Less than three months after Indianapolis Public Schools approved its first autonomous school as allowed under a controversial law, the school board this week will consider OK'ing three more schools.
Enlace Academy and two KIPP run schools could become so-called “Innovation Network Schools” in an agreement that would allow sharing district resources, such as transportation or meals, in return for students' test scores in district averages and the district receiving state tuition support for the students.
The IPS Board of Commissioners will vote Thursday during their regular meeting.
Superintendent Lewis Ferebee said profit is not a motive for these collaborations. Both charter groups were already paying rent on IPS buildings.
"I think in deepening our relationships through these agreements in lieu of the lease agreements, we have is a much better position for IPS and those providers," Ferebee said Tuesday, after the board discussed the agreements.
"I think it will be the beginning, of what I anticipate, will be a long term strategy for Indianapolis Public Schools and specifically charter schools in Center Township. My goal is one day we are one unified system serving our students and their families at the highest level."
Ferebee has said he is less worried with who is providing a student’s education -- be it charter or a traditionally public school -- if students are succeeding. Ferebee's support for the law to allow autonomous IPS schools was meant with resistance by some current and former members of the IPS board and teachers last year.
Both charter operators that the IPS Board will consider striking a deal with, already have a relationship with IPS.
Enlace Academy is on the second floor of Gambold Preparatory, an IPS magnet high school, and serves a mostly low-income, Latino population on the city’s west side. Kevin Kubacki, the school’s founder, was also recently chosen for a program to create new models for running IPS’ most troubled schools.
KIPP College Prep Middle and KIPP Unite Elementary is currently housed at School No. 110. The 5th-8th middle school returned to the school last fall after a three year hiatus.

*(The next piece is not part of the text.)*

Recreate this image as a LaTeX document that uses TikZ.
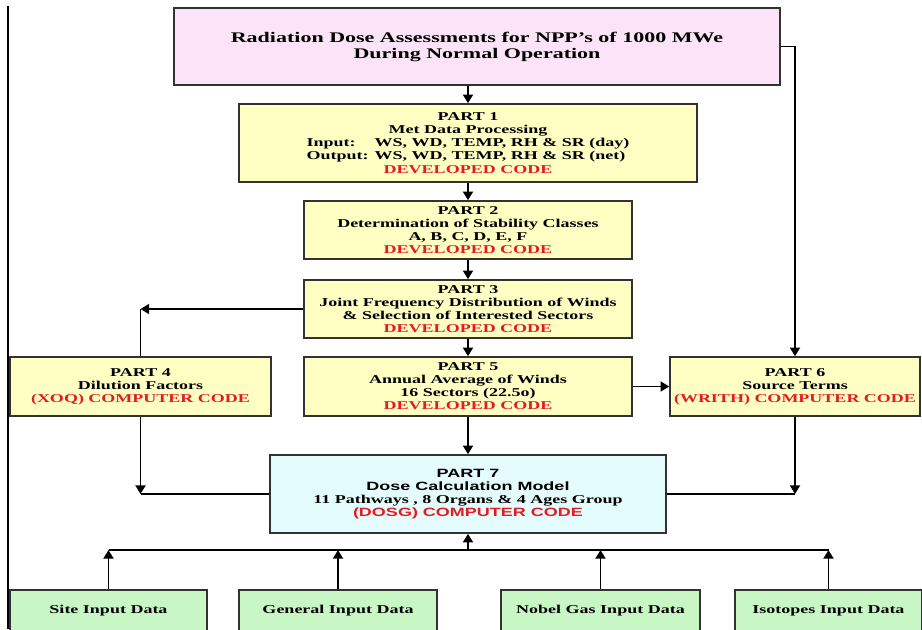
\documentclass[tikz,border=0pt]{standalone}
\usepackage{fontspec}
\setmainfont{Liberation Serif}[FakeStretch=1.5]
\newfontfamily\partsans{Liberation Sans}[FakeStretch=1.5]
\usetikzlibrary{arrows.meta}
\definecolor{codered}{RGB}{228,27,35}
\definecolor{boxline}{RGB}{50,50,50}
\definecolor{titlefill}{RGB}{252,228,248}
\definecolor{partfill}{RGB}{255,255,196}
\definecolor{dosefill}{RGB}{228,252,252}
\definecolor{inputfill}{RGB}{200,246,196}

\begin{document}
\begin{tikzpicture}[x=0.75pt,y=0.75pt,yscale=-1,
  every node/.style={font=\fontsize{9}{9.75}\selectfont\bfseries, align=center, inner sep=0pt},
  box/.style={draw=boxline, line width=1.2pt},
  titlebox/.style={box, fill=titlefill, minimum width=454.5pt, minimum height=57.75pt, font=\fontsize{11}{12}\selectfont\bfseries},
  partbox/.style={box, fill=partfill, minimum height=44.25pt},
  dosebox/.style={box, fill=dosefill, minimum width=297pt, minimum height=58.5pt},
  inbox/.style={box, fill=inputfill, minimum height=31.5pt},
  line/.style={line width=1.4pt},
  arr/.style={line, -{Triangle[length=6.5pt,width=7.5pt]}}]
\useasboundingbox (0,0) rectangle (922,629);
\clip (0,0) rectangle (922,629);

%page edge
\draw [line width=1.5pt] (7.5,6) -- (7.5,629);

% Title
\node [titlebox] (top) at (477,46.5) {Radiation Dose Assessments for NPP's of 1000 MWe\\During Normal Operation};

% Parts
\node [partbox, minimum width=343.5pt, minimum height=58.5pt] (p1) at (468,143) {PART 1\\Met Data Processing\\
  \begin{tabular}{@{}l@{ }l@{}}Input: & WS, WD, TEMP, RH \& SR (day)\\Output: & WS, WD, TEMP, RH \& SR (net)\end{tabular}\\
  {\color{codered}DEVELOPED CODE}};
\node [partbox, minimum width=246pt, minimum height=43.5pt] (p2) at (468,230) {PART 2\\Determination of Stability Classes\\A, B, C, D, E, F\\{\color{codered}DEVELOPED CODE}};
\node [partbox, minimum width=246pt, minimum height=43.5pt] (p3) at (468,309) {PART 3\\Joint Frequency Distribution of Winds\\\& Selection of Interested Sectors\\{\color{codered}DEVELOPED CODE}};
\node [partbox, minimum width=195.75pt] (p4) at (140.5,386.5) {PART 4\\Dilution Factors\\{\color{codered}(XOQ) COMPUTER CODE}};
\node [partbox, minimum width=246pt] (p5) at (468,386.5) {PART 5\\Annual Average of Winds\\16 Sectors (22.5o)\\{\color{codered}DEVELOPED CODE}};
\node [partbox, minimum width=187.5pt] (p6) at (795,386.5) {PART 6\\Source Terms\\{\color{codered}(WRITH) COMPUTER CODE}};
\node [dosebox] (p7) at (468,494) {{\partsans PART 7}\\{\partsans Dose Calculation Model}\\11 Pathways , 8 Organs \& 4 Ages Group\\{\partsans\color{codered}(DOSG) COMPUTER CODE}};

% Input data
\node [inbox, minimum width=147.75pt] (g1) at (108.5,611) {Site Input Data};
\node [inbox, minimum width=148.5pt] (g2) at (338,611) {General Input Data};
\node [inbox, minimum width=149.25pt] (g3) at (600.5,611) {Nobel Gas Input Data};
\node [inbox, minimum width=140.25pt] (g4) at (828.5,611) {Isotopes Input Data};

% Connectors
\draw [arr] (p1.north |- top.south) -- (p1.north);
\draw [arr] (p1) -- (p2);
\draw [arr] (p2) -- (p3);
\draw [arr] (p3) -- (p5);
\draw [arr] (p5) -- (p7);
\draw [arr] (p5) -- (p6);
\draw [arr] (top.east) -| (p6.north);

\coordinate (c4) at (p4.north |- p3.west);
\draw [arr] (p3.west) -- (c4);
\draw [line] (c4) -- (p4.north);

\coordinate (c4b) at (p4.south |- p7.west);
\draw [arr] (p4.south) -- (c4b);
\draw [line] (c4b) -- (p7.west);
\coordinate (c6b) at (p6.south |- p7.east);
\draw [arr] (p6.south) -- (c6b);
\draw [line] (c6b) -- (p7.east);

\coordinate (bus) at (468,550);
\draw [line] (g1.north |- bus) -- (g4.north |- bus);
\foreach \g in {g1,g2,g3,g4}
  \draw [arr] (\g.north) -- (\g.north |- bus);
\draw [arr] (bus) -- (p7.south);

\end{tikzpicture}
\end{document}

The KIPP was asked to leave the building in 2011 when IPS sought to its increased use but later allowed to return after it was vacated.
KIPP would pay IPS a annual $175,000 facilities fee and a transportation fee of $650 per students under a seven-year contract.
Enlace Academy’s five-year contract calls for a $120,000 per year facilities fee and no shared transportation services.
State funding for KIPP and Enlace will be sent to IPS, and then district will then distribute the funds to each school.
IPS could void the contracts if either school lost its charter from the Indianapolis Mayor's Office or if student test scores began to slide.
This fall, Francis Scott Key Elementary School 103 will become a Phalen Leadership Academy. The Phalen charter school company is the first outside group to be approved by the IPS Board under Public Law 1321.
The legislation, known as Public Law 1321, allows IPS to hire charter companies or independent management teams to run its low-performing schools or open schools in underused and vacant district buildings.
Children from the neighborhoods around these schools could enroll if they want and not be faced with a lottery system that some charter schools require.
Last year, IPS identified 14 schools graded D or F for the past three years, that are eligible under the bill to be run by an outside management team.